NAYLOR: Chafee's willingness to deviate from the Republican Party line is a necessity in Rhode Island where registered Democrats far outnumber Republicans. T.R. McGrath, who owns a catering company specializing in clam bakes, says he grew up a Democrat, but supports Chafee.

Mr. T.R. McGRATH (Owner, Catering Company): ...seen in Senator Chafee really a willingness to look at both sides, look at both issues, and, you know, as he has mentioned, kind of extend his hand across the aisle.

(Soundbite of crowd)

NAYLOR: McGrath says he would be less inclined to vote for Chafee if the senator were more conservative, and that's a reality that Chafee back in the Prius quickly acknowledges.

(Soundbite of traffic)

Sen. CHAFEE: I wouldn't get elected if I weren't a moderate Republican in Rhode Island. So it's very, very important. And it's the issues I do care about.

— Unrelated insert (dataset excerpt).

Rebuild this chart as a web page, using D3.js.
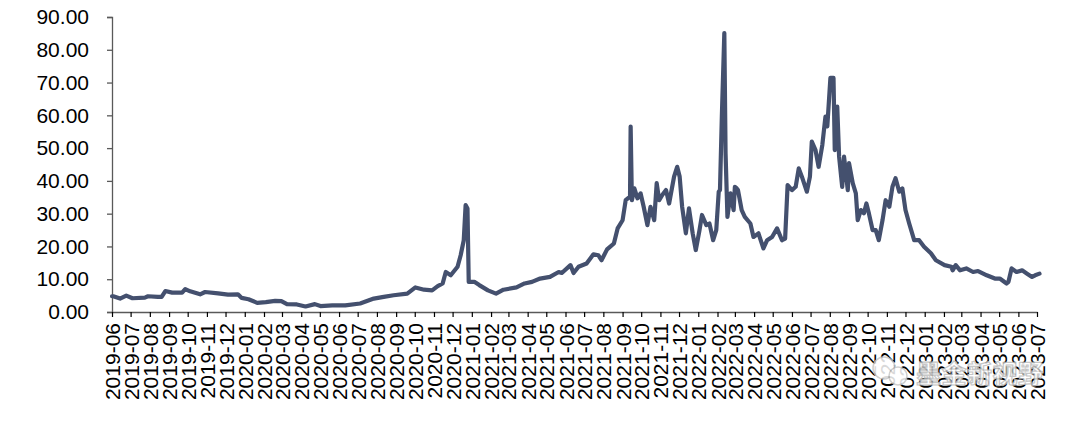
<!DOCTYPE html>
<html>
<head>
<meta charset="utf-8">
<script src="https://cdn.jsdelivr.net/npm/d3@7"></script>
<style>
  html, body { margin: 0; padding: 0; background: #ffffff; }
  svg { display: block; }
</style>
</head>
<body>
<svg id="chart" width="1080" height="421"></svg>
<script>
// ---- data ----
const dates = [
  "2019-06-01","2019-06-03","2019-06-14","2019-06-24","2019-07-04","2019-07-24","2019-07-29","2019-08-14","2019-08-20","2019-08-26",
  "2019-09-06","2019-09-22","2019-09-27","2019-10-05","2019-10-21","2019-10-29","2019-11-19","2019-12-05","2019-12-21","2019-12-27",
  "2020-01-07","2020-01-21","2020-02-04","2020-02-19","2020-02-29","2020-03-09","2020-03-25","2020-04-08","2020-04-23","2020-05-02",
  "2020-05-21","2020-06-11","2020-07-05","2020-07-27","2020-08-12","2020-08-28","2020-09-19","2020-10-02","2020-10-16","2020-10-29",
  "2020-11-07","2020-11-15","2020-11-20","2020-11-28","2020-12-09","2020-12-14","2020-12-19","2020-12-22","2020-12-25","2020-12-27",
  "2021-01-05","2021-01-13","2021-01-27","2021-02-09","2021-02-21","2021-03-14","2021-03-27","2021-04-08","2021-04-21","2021-05-07",
  "2021-05-21","2021-05-26","2021-06-09","2021-06-14","2021-06-22","2021-07-05","2021-07-16","2021-07-24","2021-07-29","2021-08-07",
  "2021-08-18","2021-08-24","2021-09-01","2021-09-06","2021-09-13","2021-09-14","2021-09-16","2021-09-20","2021-09-25","2021-09-30",
  "2021-10-05","2021-10-11","2021-10-16","2021-10-22","2021-10-26","2021-10-30","2021-11-04","2021-11-10","2021-11-15","2021-11-23",
  "2021-11-28","2021-12-02","2021-12-06","2021-12-12","2021-12-17","2021-12-23","2021-12-28","2022-01-03","2022-01-07","2022-01-14",
  "2022-01-19","2022-01-25","2022-01-30","2022-02-03","2022-02-05","2022-02-08","2022-02-12","2022-02-14","2022-02-17","2022-02-22",
  "2022-02-27","2022-03-01","2022-03-04","2022-03-06","2022-03-12","2022-03-17","2022-03-26","2022-03-31","2022-04-08","2022-04-16",
  "2022-04-22","2022-04-30","2022-05-08","2022-05-16","2022-05-21","2022-05-25","2022-06-01","2022-06-07","2022-06-12","2022-06-17",
  "2022-06-25","2022-06-30","2022-07-03","2022-07-09","2022-07-14","2022-07-20","2022-07-25","2022-07-28","2022-08-02","2022-08-07",
  "2022-08-09","2022-08-13","2022-08-16","2022-08-21","2022-08-24","2022-08-30","2022-09-01","2022-09-07","2022-09-12","2022-09-15",
  "2022-09-20","2022-09-25","2022-09-29","2022-10-03","2022-10-09","2022-10-14","2022-10-19","2022-10-25","2022-10-30","2022-11-05",
  "2022-11-10","2022-11-15","2022-11-21","2022-11-26","2022-12-01","2022-12-07","2022-12-15","2022-12-23","2022-12-31","2023-01-11",
  "2023-01-19","2023-02-02","2023-02-13","2023-02-15","2023-02-20","2023-02-27","2023-03-09","2023-03-20","2023-03-28","2023-04-11",
  "2023-04-24","2023-05-02","2023-05-13","2023-05-16","2023-05-21","2023-05-29","2023-06-07","2023-06-15","2023-06-23","2023-06-28",
  "2023-07-05"
];
const values = [
  4.8,4.8,4.1,5.0,4.2,4.4,4.8,4.6,4.6,6.4,
  5.9,5.9,7.0,6.3,5.4,6.1,5.7,5.3,5.4,4.3,
  3.9,2.8,3.0,3.4,3.3,2.4,2.3,1.7,2.4,1.8,
  2.0,2.0,2.6,4.1,4.6,5.1,5.6,7.5,6.8,6.6,
  7.9,8.7,12.2,11.2,13.8,17.3,21.9,32.6,31.6,9.2,
  9.2,8.2,6.6,5.6,6.8,7.5,8.7,9.2,10.2,10.7,
  12.2,11.9,14.3,11.9,13.8,14.8,17.6,17.3,15.8,19.1,
  20.9,25.5,28.0,34.1,35.2,56.6,34.1,37.7,34.7,36.2,
  32.1,26.5,32.1,28.0,39.3,34.1,35.7,37.2,33.1,41.3,
  44.3,41.3,32.1,24.0,31.6,24.0,18.9,25.0,29.6,26.5,
  27.0,21.9,25.0,36.7,37.2,59.6,85.1,48.4,29.0,36.2,
  31.1,38.2,37.7,37.2,31.1,29.0,27.0,22.9,24.0,19.4,
  21.9,22.9,25.5,21.9,22.4,38.7,37.2,38.2,43.8,41.3,
  36.7,41.3,52.0,49.4,44.3,51.0,59.6,56.6,71.4,71.4,
  49.4,62.7,47.4,38.2,47.4,37.2,45.4,39.3,36.2,28.0,
  31.1,30.1,33.1,30.1,25.0,25.0,21.9,28.0,34.1,32.1,
  38.2,40.8,36.7,37.7,31.1,27.0,21.9,21.9,19.9,17.9,
  15.8,14.3,13.8,12.7,14.3,12.7,13.3,12.2,12.5,11.2,
  10.2,10.2,8.7,9.2,13.3,12.2,12.7,11.7,10.7,11.2,
  11.7
];
const yTicks = [0,10,20,30,40,50,60,70,80,90];
const xStart = "2019-06-01";
const xEnd = "2023-07-01";
const watermark = "墨金新视野";

// ---- drawing ----
const parse = d3.timeParse("%Y-%m-%d");
const data = dates.map((d, i) => ({ date: parse(d), value: values[i] }));

const svg = d3.select("#chart");
const margin = { left: 112, top: 17, right: 1037, bottom: 312 };

const x = d3.scaleTime()
  .domain([parse(xStart), parse(xEnd)])
  .range([margin.left, margin.right]);
const y = d3.scaleLinear()
  .domain([0, 90])
  .range([margin.bottom, margin.top]);

const font = "'Liberation Sans', Arial, sans-serif";

// y axis
const yAxis = svg.append("g")
  .attr("transform", `translate(${margin.left},0)`)
  .call(d3.axisLeft(y).tickValues(yTicks).tickFormat(d3.format(".2f")).tickSize(5).tickPadding(18));
yAxis.select(".domain").attr("stroke", "#595959").attr("stroke-width", 1.3);
yAxis.selectAll(".tick line").attr("stroke", "#595959").attr("stroke-width", 1.3);
yAxis.selectAll(".tick text")
  .attr("fill", "#000").style("font-family", font).style("font-size", "21px");

// x axis
const months = d3.timeMonth.range(parse(xStart), d3.timeDay.offset(parse(xEnd), 1));
const xAxis = svg.append("g")
  .attr("transform", `translate(0,${margin.bottom})`)
  .call(d3.axisBottom(x).tickValues(months).tickFormat(d3.timeFormat("%Y-%m")).tickSize(5).tickSizeOuter(0));
xAxis.select(".domain").attr("stroke", "#595959").attr("stroke-width", 1.3);
xAxis.selectAll(".tick line").attr("stroke", "#000").attr("stroke-width", 1.2);
xAxis.selectAll(".tick text")
  .attr("fill", "#000")
  .style("font-family", font).style("font-size", "21px")
  .attr("text-anchor", "end")
  .attr("transform", "rotate(-90)")
  .attr("x", -11)
  .attr("y", 0)
  .attr("dy", "0.36em");

// line
const line = d3.line()
  .x(d => x(d.date))
  .y(d => y(d.value));
svg.append("path")
  .datum(data)
  .attr("fill", "none")
  .attr("stroke", "#44506e")
  .attr("stroke-width", 4.2)
  .attr("stroke-linejoin", "round")
  .attr("stroke-linecap", "round")
  .attr("d", line);

// watermark
const wm = svg.append("g").attr("opacity", 0.85);
wm.append("circle").attr("cx", 884).attr("cy", 368).attr("r", 11)
  .attr("fill", "#fff").attr("stroke", "#c8c8c8").attr("stroke-width", 1.5);
wm.append("circle").attr("cx", 898).attr("cy", 376).attr("r", 9)
  .attr("fill", "#fff").attr("stroke", "#c8c8c8").attr("stroke-width", 1.5);
wm.append("text")
  .attr("x", 916).attr("y", 383)
  .text(watermark)
  .style("font-family", "'Noto Sans CJK SC', sans-serif")
  .style("font-size", "25px")
  .style("font-weight", "bold")
  .attr("fill", "#fff")
  .attr("stroke", "#bdbdbd")
  .attr("stroke-width", 1.2)
  .attr("textLength", 127);
</script>
</body>
</html>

NAYLOR: Chafee knows his critics call him a rhino, a Republican in name only. The charge animates the normally soft-spoken senator.

Sen. CHAFEE: I dispute that vigorously. I'd say the age-old Republicans were the fiscal conservatives and it makes me weep to hear the Democrats talking about the deficit. That was a Republican issue. It was a Republican issue to be for the environment. It was a Republican issue to be cautious about international entanglements. I dispute that I'm a Republican in name only. I'm the traditional Republican. I--the way I see it.

(Soundbite of traffic)

NAYLOR: On the second floor of a building housing a Cranston travel agency, Steven Laffey(ph) is mapping out his challenge to Chafee for the Republican Senate nomination. Laffey is Cranston's mayor. He resists being labeled a conservative, though his positions on taxes, spending cuts, abortion and Iraq are well to the right of Chafee.

Mayor STEVEN LAFFEY (Cranston): Senator Chafee's probably a nice guy. I've met him a number of times. But he doesn't stand up and fight for anything. There's no real track record of success. I mean, the transportation bill that was passed had 6,000 earmarks or pork projects. Senator Chafee voted for it. Senator Chafee would like to tax everybody at a higher level. Everybody. Middle-class tax cuts, he wants to put back in and raise again.

NAYLOR: If Chafee survives Laffey's challenge in the primary next September, he'll face a well-financed Democrat in the general election just two months later, former state Attorney General Sheldon Whitehouse or Secretary of State Matt Brown. It's part of the tightrope Chafee finds himself on as he runs for re-election. Political science Professor Darrell West of Brown University says Chafee has his work cut out.

Professor DARRELL WEST (Political Science, Brown University): The senator's problem is he faces a challenge both from the right and the left, so this really squeezes him from both sides. And every vote that he makes people evaluate from a standpoint of how it's going to affect his election.

NAYLOR: Lincoln Chafee may not be the most reliable GOP vote. Nonetheless, the Republican Senate Campaign Committee paid for ads attacking Laffey. In an overwhelmingly Democratic state, GOP leaders believe Chafee's brand of pragmatism can best keep the seat in the Republican column. Brian Naylor, NPR News.